La première fois que je comprends qu’on ne me laissera pas facilement choisir mon orientation à cause de ma couleur de peau, je suis au collège, en 3e. Je viens d’obtenir mon brevet avec la note de 12/20. Rien d’extraordinaire mais c’est suffisant pour me permettre d’aller en seconde générale comme je le souhaite.

En tout cas, en théorie, car je déchante vite quand je rencontre le CPE : lui veut me pousser vers un métier manuel, du genre mécanique. J’écris alors au directeur du collège pour plaider ma cause et comme je suis bon en foot, il accepte de me faire passer en seconde générale option sport-études. A ce moment-là, je comprends qu’il va falloir me battre pour rester sur la voie que je me suis fixée.

Je suis arrivé en France en 2003, depuis la République démocratique du Congo, avec ma mère et mes trois frères et sœurs. Nous sommes partis de Kinshasa du jour au lendemain à cause de la situation politique. J’ai alors 11 ans. En situation irrégulière, nous vivons d’abord à Paris dans un hôtel du 9e arrondissement – le Paris-Opéra, dont l’incendie en 2005 fera vingt-quatre morts, dont onze enfants –, le temps de faire les démarches.

Puis nous sommes envoyés dans un centre d’hébergement à Bayonne (Pyrénées-Atlantiques) avant d’être régularisés en 2010. J’ai la chance d’être intégré en Segpa. Ce sont des classes spéciales pour les élèves de collège en difficulté, notamment les étrangers qui doivent apprendre le français. Le foot m’aide aussi beaucoup à me faire des amis.

« Racisme ordinaire »

On vit en HLM, dans une ZUP. Il n’y a pas beaucoup de mixité sociale, on est « entre nous », c’est-à-dire entre immigrés. Ma mère travaille comme femme de ménage. Dans le quartier, j’essaie d’éviter les mauvaises fréquentations. C’est parfois tendu avec la police : on traîne entre jeunes et on se fait souvent contrôler, sans raison. On est ados, ça nous donne un sentiment de révolte. Au lycée, je redouble ma seconde, je pense même arrêter l’école mais je ne veux pas décevoir ma mère, alors je m’accroche.
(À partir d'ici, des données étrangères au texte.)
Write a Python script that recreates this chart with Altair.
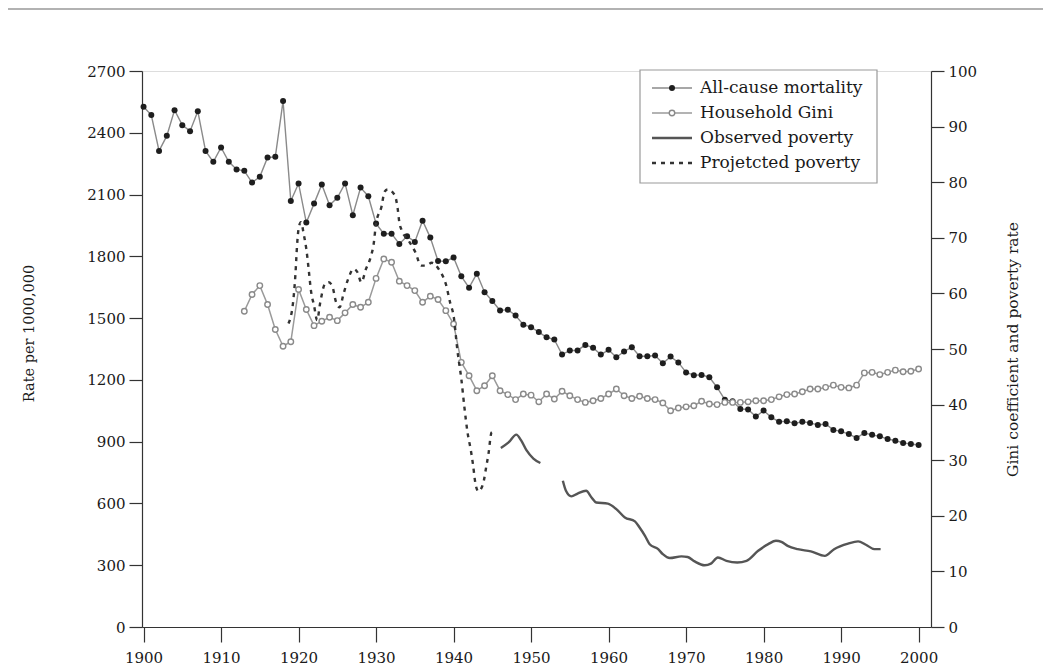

A l’époque je suis un élève moyen, ni excellent ni mauvais. En revanche, je veux vraiment m’en sortir, c’est peut-être ça qui fait la différence. Je travaille beaucoup. En terminale, je trouve un job étudiant dans une grande chaîne de fast-food. C’est un déclic, je me dis : « Si tu n’as pas au moins un bac +2, tu vas terminer là ». J’obtiens mon bac avec une mention assez bien, ensuite je m’inscris en DUT techniques de commercialisation à Orléans.

Il faut que je trouve un stage de deux semaines mais je n’ai pas de réseau. Je finis par déposer une demande dans une banque à Châteauroux. Je ne connais personne dans cette agence mais c’est juste à côté du centre d’entraînement de foot, je passe devant très souvent alors je tente. Et ça marche ! Trois jours après avoir déposé mon CV, je reçois une réponse positive. Pourquoi m’ont-ils pris ? C’est une question que je me suis toujours posée…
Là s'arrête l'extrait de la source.